### Aim
Transcribe every line exactly. Leave the pictures behind.

********************

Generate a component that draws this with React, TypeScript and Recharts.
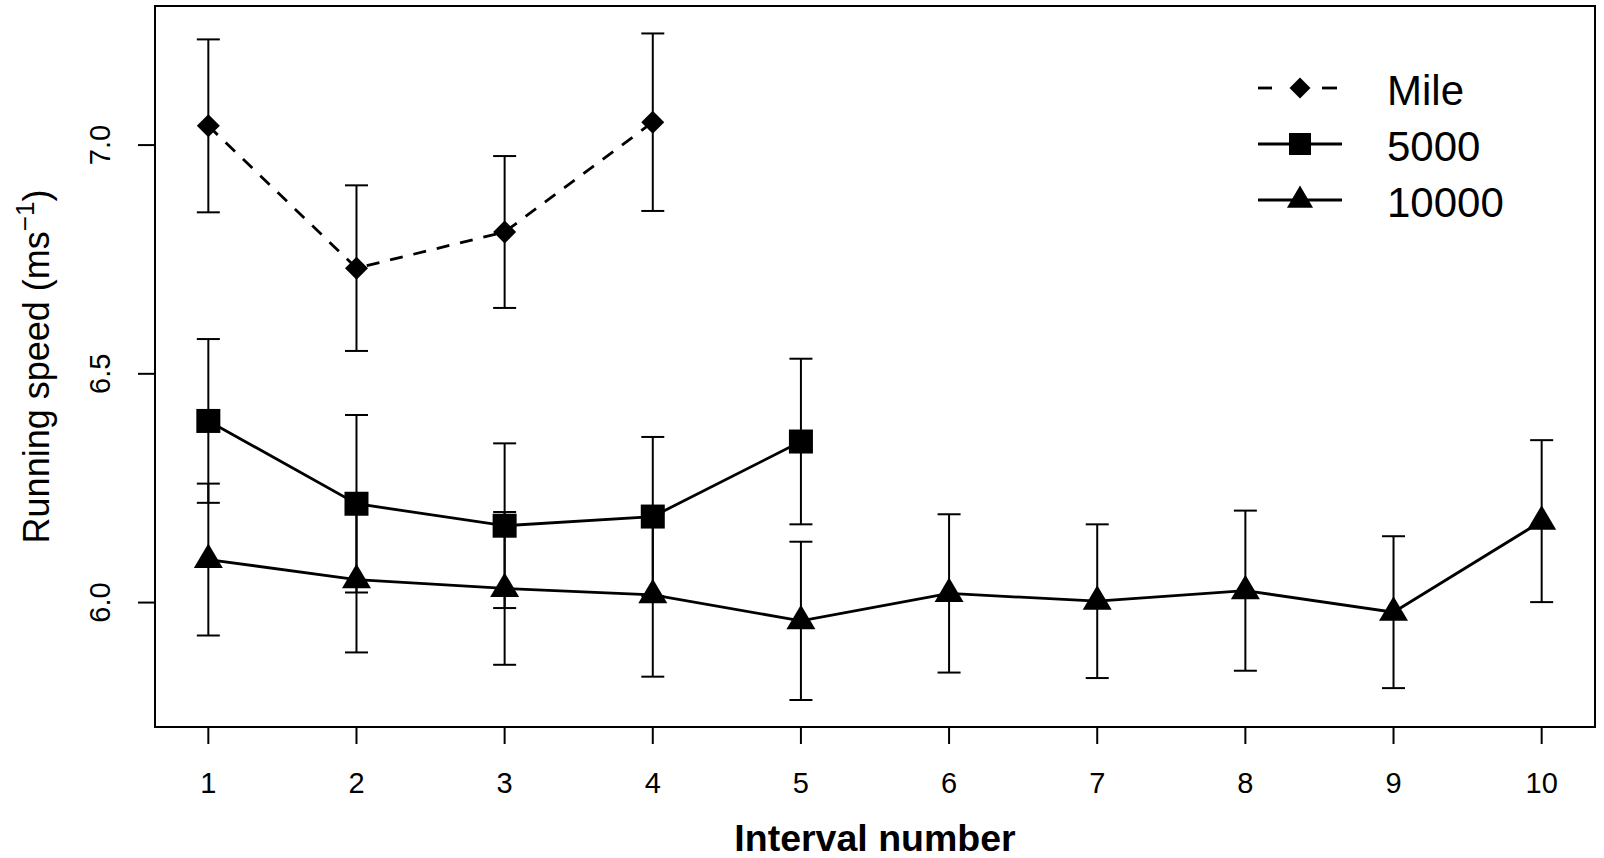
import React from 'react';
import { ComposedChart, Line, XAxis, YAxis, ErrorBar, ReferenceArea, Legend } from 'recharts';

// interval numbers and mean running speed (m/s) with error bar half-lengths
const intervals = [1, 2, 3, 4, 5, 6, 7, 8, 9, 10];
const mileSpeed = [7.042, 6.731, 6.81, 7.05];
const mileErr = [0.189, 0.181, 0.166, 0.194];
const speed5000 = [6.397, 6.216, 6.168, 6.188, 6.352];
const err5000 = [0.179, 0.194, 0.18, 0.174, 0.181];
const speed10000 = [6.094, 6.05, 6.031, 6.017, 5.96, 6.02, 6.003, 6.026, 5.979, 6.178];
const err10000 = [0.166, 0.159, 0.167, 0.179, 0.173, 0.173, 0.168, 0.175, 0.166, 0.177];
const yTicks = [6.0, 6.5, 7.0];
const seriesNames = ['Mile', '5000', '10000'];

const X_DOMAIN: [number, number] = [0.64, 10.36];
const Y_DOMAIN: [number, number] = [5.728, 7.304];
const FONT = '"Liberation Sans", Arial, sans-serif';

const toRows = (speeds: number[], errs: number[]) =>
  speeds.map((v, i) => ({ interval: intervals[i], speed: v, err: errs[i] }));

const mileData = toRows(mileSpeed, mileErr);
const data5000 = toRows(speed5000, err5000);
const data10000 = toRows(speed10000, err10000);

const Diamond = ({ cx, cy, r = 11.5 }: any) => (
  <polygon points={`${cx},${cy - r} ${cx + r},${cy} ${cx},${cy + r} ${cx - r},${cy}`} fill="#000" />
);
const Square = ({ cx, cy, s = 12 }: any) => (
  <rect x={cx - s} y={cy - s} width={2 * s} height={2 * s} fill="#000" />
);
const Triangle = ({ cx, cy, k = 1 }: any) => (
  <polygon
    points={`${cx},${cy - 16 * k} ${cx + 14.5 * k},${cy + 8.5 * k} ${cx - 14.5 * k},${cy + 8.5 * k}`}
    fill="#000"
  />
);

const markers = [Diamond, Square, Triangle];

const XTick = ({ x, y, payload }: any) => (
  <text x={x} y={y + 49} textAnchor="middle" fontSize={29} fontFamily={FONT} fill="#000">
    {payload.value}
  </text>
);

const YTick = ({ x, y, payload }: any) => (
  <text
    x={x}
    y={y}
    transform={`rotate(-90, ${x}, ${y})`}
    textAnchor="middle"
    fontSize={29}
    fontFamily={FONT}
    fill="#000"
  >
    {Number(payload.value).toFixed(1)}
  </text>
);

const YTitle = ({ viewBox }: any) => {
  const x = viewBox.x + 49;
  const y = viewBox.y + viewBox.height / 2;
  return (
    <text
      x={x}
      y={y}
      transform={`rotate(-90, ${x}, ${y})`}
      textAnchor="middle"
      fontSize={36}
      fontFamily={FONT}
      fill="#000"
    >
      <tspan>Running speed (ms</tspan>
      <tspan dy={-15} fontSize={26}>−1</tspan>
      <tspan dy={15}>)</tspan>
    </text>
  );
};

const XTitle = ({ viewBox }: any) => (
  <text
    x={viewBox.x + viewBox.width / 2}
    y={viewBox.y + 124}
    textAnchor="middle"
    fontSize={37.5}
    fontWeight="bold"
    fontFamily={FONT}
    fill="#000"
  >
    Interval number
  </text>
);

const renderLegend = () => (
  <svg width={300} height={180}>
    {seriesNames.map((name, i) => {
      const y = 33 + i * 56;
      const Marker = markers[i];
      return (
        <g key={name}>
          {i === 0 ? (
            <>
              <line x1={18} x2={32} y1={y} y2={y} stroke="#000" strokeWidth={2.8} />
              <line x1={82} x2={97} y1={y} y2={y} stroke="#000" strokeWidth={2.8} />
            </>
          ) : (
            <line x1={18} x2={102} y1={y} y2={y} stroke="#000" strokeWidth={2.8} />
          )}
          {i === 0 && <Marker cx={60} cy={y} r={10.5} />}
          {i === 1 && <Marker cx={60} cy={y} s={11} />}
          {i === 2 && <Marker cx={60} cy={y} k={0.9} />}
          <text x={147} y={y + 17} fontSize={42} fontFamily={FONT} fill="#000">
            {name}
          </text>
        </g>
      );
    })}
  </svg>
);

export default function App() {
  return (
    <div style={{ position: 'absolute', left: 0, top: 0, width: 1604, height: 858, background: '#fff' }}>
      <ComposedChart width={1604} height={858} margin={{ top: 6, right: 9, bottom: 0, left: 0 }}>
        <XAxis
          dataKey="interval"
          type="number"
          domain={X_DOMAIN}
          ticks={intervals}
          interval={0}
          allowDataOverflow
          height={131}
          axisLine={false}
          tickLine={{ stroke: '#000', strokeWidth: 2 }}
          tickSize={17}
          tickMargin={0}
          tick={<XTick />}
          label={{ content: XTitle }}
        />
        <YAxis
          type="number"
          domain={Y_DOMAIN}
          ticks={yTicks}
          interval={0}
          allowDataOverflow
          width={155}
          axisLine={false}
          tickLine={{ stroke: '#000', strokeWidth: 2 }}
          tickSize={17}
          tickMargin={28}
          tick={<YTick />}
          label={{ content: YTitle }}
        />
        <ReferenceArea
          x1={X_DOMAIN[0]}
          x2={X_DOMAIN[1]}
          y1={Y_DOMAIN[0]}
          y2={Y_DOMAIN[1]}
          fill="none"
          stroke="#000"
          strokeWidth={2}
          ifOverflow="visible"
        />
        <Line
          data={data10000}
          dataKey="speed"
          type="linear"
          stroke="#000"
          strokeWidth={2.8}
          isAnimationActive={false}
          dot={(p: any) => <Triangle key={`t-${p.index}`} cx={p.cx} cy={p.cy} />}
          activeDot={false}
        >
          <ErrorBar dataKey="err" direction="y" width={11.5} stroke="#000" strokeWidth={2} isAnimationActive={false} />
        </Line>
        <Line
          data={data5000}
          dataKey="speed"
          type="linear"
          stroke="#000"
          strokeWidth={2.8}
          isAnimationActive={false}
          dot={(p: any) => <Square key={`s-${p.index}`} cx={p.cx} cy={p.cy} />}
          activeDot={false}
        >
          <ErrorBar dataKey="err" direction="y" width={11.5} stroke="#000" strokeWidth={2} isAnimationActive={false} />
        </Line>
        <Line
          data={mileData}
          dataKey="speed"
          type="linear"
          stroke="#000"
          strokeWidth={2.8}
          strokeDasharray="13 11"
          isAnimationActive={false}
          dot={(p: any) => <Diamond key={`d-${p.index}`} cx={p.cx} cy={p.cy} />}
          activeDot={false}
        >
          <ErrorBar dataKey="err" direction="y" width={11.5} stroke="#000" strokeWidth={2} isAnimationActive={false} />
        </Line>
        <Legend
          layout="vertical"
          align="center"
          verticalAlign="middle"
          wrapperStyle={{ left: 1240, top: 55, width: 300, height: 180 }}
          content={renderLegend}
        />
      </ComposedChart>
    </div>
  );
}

********************

### Complete response
Generate a component that draws this with React, TypeScript and Recharts.
import React from 'react';
import { ComposedChart, Line, XAxis, YAxis, ErrorBar, ReferenceArea, Legend } from 'recharts';

// interval numbers and mean running speed (m/s) with error bar half-lengths
const intervals = [1, 2, 3, 4, 5, 6, 7, 8, 9, 10];
const mileSpeed = [7.042, 6.731, 6.81, 7.05];
const mileErr = [0.189, 0.181, 0.166, 0.194];
const speed5000 = [6.397, 6.216, 6.168, 6.188, 6.352];
const err5000 = [0.179, 0.194, 0.18, 0.174, 0.181];
const speed10000 = [6.094, 6.05, 6.031, 6.017, 5.96, 6.02, 6.003, 6.026, 5.979, 6.178];
const err10000 = [0.166, 0.159, 0.167, 0.179, 0.173, 0.173, 0.168, 0.175, 0.166, 0.177];
const yTicks = [6.0, 6.5, 7.0];
const seriesNames = ['Mile', '5000', '10000'];

const X_DOMAIN: [number, number] = [0.64, 10.36];
const Y_DOMAIN: [number, number] = [5.728, 7.304];
const FONT = '"Liberation Sans", Arial, sans-serif';

const toRows = (speeds: number[], errs: number[]) =>
  speeds.map((v, i) => ({ interval: intervals[i], speed: v, err: errs[i] }));

const mileData = toRows(mileSpeed, mileErr);
const data5000 = toRows(speed5000, err5000);
const data10000 = toRows(speed10000, err10000);

const Diamond = ({ cx, cy, r = 11.5 }: any) => (
  <polygon points={`${cx},${cy - r} ${cx + r},${cy} ${cx},${cy + r} ${cx - r},${cy}`} fill="#000" />
);
const Square = ({ cx, cy, s = 12 }: any) => (
  <rect x={cx - s} y={cy - s} width={2 * s} height={2 * s} fill="#000" />
);
const Triangle = ({ cx, cy, k = 1 }: any) => (
  <polygon
    points={`${cx},${cy - 16 * k} ${cx + 14.5 * k},${cy + 8.5 * k} ${cx - 14.5 * k},${cy + 8.5 * k}`}
    fill="#000"
  />
);

const markers = [Diamond, Square, Triangle];

const XTick = ({ x, y, payload }: any) => (
  <text x={x} y={y + 49} textAnchor="middle" fontSize={29} fontFamily={FONT} fill="#000">
    {payload.value}
  </text>
);

const YTick = ({ x, y, payload }: any) => (
  <text
    x={x}
    y={y}
    transform={`rotate(-90, ${x}, ${y})`}
    textAnchor="middle"
    fontSize={29}
    fontFamily={FONT}
    fill="#000"
  >
    {Number(payload.value).toFixed(1)}
  </text>
);

const YTitle = ({ viewBox }: any) => {
  const x = viewBox.x + 49;
  const y = viewBox.y + viewBox.height / 2;
  return (
    <text
      x={x}
      y={y}
      transform={`rotate(-90, ${x}, ${y})`}
      textAnchor="middle"
      fontSize={36}
      fontFamily={FONT}
      fill="#000"
    >
      <tspan>Running speed (ms</tspan>
      <tspan dy={-15} fontSize={26}>−1</tspan>
      <tspan dy={15}>)</tspan>
    </text>
  );
};

const XTitle = ({ viewBox }: any) => (
  <text
    x={viewBox.x + viewBox.width / 2}
    y={viewBox.y + 124}
    textAnchor="middle"
    fontSize={37.5}
    fontWeight="bold"
    fontFamily={FONT}
    fill="#000"
  >
    Interval number
  </text>
);

const renderLegend = () => (
  <svg width={300} height={180}>
    {seriesNames.map((name, i) => {
      const y = 33 + i * 56;
      const Marker = markers[i];
      return (
        <g key={name}>
          {i === 0 ? (
            <>
              <line x1={18} x2={32} y1={y} y2={y} stroke="#000" strokeWidth={2.8} />
              <line x1={82} x2={97} y1={y} y2={y} stroke="#000" strokeWidth={2.8} />
            </>
          ) : (
            <line x1={18} x2={102} y1={y} y2={y} stroke="#000" strokeWidth={2.8} />
          )}
          {i === 0 && <Marker cx={60} cy={y} r={10.5} />}
          {i === 1 && <Marker cx={60} cy={y} s={11} />}
          {i === 2 && <Marker cx={60} cy={y} k={0.9} />}
          <text x={147} y={y + 17} fontSize={42} fontFamily={FONT} fill="#000">
            {name}
          </text>
        </g>
      );
    })}
  </svg>
);

export default function App() {
  return (
    <div style={{ position: 'absolute', left: 0, top: 0, width: 1604, height: 858, background: '#fff' }}>
      <ComposedChart width={1604} height={858} margin={{ top: 6, right: 9, bottom: 0, left: 0 }}>
        <XAxis
          dataKey="interval"
          type="number"
          domain={X_DOMAIN}
          ticks={intervals}
          interval={0}
          allowDataOverflow
          height={131}
          axisLine={false}
          tickLine={{ stroke: '#000', strokeWidth: 2 }}
          tickSize={17}
          tickMargin={0}
          tick={<XTick />}
          label={{ content: XTitle }}
        />
        <YAxis
          type="number"
          domain={Y_DOMAIN}
          ticks={yTicks}
          interval={0}
          allowDataOverflow
          width={155}
          axisLine={false}
          tickLine={{ stroke: '#000', strokeWidth: 2 }}
          tickSize={17}
          tickMargin={28}
          tick={<YTick />}
          label={{ content: YTitle }}
        />
        <ReferenceArea
          x1={X_DOMAIN[0]}
          x2={X_DOMAIN[1]}
          y1={Y_DOMAIN[0]}
          y2={Y_DOMAIN[1]}
          fill="none"
          stroke="#000"
          strokeWidth={2}
          ifOverflow="visible"
        />
        <Line
          data={data10000}
          dataKey="speed"
          type="linear"
          stroke="#000"
          strokeWidth={2.8}
          isAnimationActive={false}
          dot={(p: any) => <Triangle key={`t-${p.index}`} cx={p.cx} cy={p.cy} />}
          activeDot={false}
        >
          <ErrorBar dataKey="err" direction="y" width={11.5} stroke="#000" strokeWidth={2} isAnimationActive={false} />
        </Line>
        <Line
          data={data5000}
          dataKey="speed"
          type="linear"
          stroke="#000"
          strokeWidth={2.8}
          isAnimationActive={false}
          dot={(p: any) => <Square key={`s-${p.index}`} cx={p.cx} cy={p.cy} />}
          activeDot={false}
        >
          <ErrorBar dataKey="err" direction="y" width={11.5} stroke="#000" strokeWidth={2} isAnimationActive={false} />
        </Line>
        <Line
          data={mileData}
          dataKey="speed"
          type="linear"
          stroke="#000"
          strokeWidth={2.8}
          strokeDasharray="13 11"
          isAnimationActive={false}
          dot={(p: any) => <Diamond key={`d-${p.index}`} cx={p.cx} cy={p.cy} />}
          activeDot={false}
        >
          <ErrorBar dataKey="err" direction="y" width={11.5} stroke="#000" strokeWidth={2} isAnimationActive={false} />
        </Line>
        <Legend
          layout="vertical"
          align="center"
          verticalAlign="middle"
          wrapperStyle={{ left: 1240, top: 55, width: 300, height: 180 }}
          content={renderLegend}
        />
      </ComposedChart>
    </div>
  );
}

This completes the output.